[Objective] Identify the lines that contain the string "chart" and copy all of them.

+++ Exercise input +++

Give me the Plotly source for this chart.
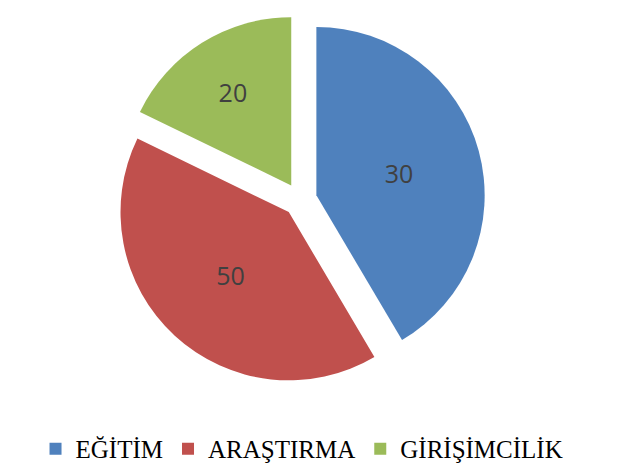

+++
+++ Exercise input +++

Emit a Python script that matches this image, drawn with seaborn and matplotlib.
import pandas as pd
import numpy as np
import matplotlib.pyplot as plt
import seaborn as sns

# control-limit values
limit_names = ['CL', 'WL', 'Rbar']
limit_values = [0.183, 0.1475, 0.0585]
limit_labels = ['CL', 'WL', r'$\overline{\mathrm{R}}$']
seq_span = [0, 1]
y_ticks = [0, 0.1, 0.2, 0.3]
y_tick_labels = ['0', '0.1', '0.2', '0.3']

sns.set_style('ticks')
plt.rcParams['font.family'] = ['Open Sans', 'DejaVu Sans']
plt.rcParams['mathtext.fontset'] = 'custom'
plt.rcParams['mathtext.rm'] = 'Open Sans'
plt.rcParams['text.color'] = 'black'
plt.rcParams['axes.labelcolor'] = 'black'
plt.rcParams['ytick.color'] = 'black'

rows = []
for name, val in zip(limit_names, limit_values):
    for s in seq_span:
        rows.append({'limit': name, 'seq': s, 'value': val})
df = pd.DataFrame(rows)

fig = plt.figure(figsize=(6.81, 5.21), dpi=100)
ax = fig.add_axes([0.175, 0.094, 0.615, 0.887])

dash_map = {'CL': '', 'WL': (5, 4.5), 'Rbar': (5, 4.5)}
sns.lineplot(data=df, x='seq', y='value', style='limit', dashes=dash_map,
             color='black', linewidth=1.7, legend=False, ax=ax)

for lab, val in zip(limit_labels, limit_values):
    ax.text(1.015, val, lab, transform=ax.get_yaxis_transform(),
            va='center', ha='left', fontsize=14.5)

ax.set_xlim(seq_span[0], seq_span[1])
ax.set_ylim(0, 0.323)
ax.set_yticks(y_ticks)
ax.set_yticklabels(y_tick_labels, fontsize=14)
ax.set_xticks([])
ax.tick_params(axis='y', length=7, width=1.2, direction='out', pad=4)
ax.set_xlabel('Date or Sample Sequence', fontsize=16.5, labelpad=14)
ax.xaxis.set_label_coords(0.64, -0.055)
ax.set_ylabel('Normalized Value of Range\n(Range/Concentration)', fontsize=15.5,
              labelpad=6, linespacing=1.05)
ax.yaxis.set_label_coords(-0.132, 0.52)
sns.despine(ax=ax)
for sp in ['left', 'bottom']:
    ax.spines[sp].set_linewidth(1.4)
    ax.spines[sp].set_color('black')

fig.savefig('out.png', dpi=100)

+++

[Exercise answer]
Give me the Plotly source for this chart.

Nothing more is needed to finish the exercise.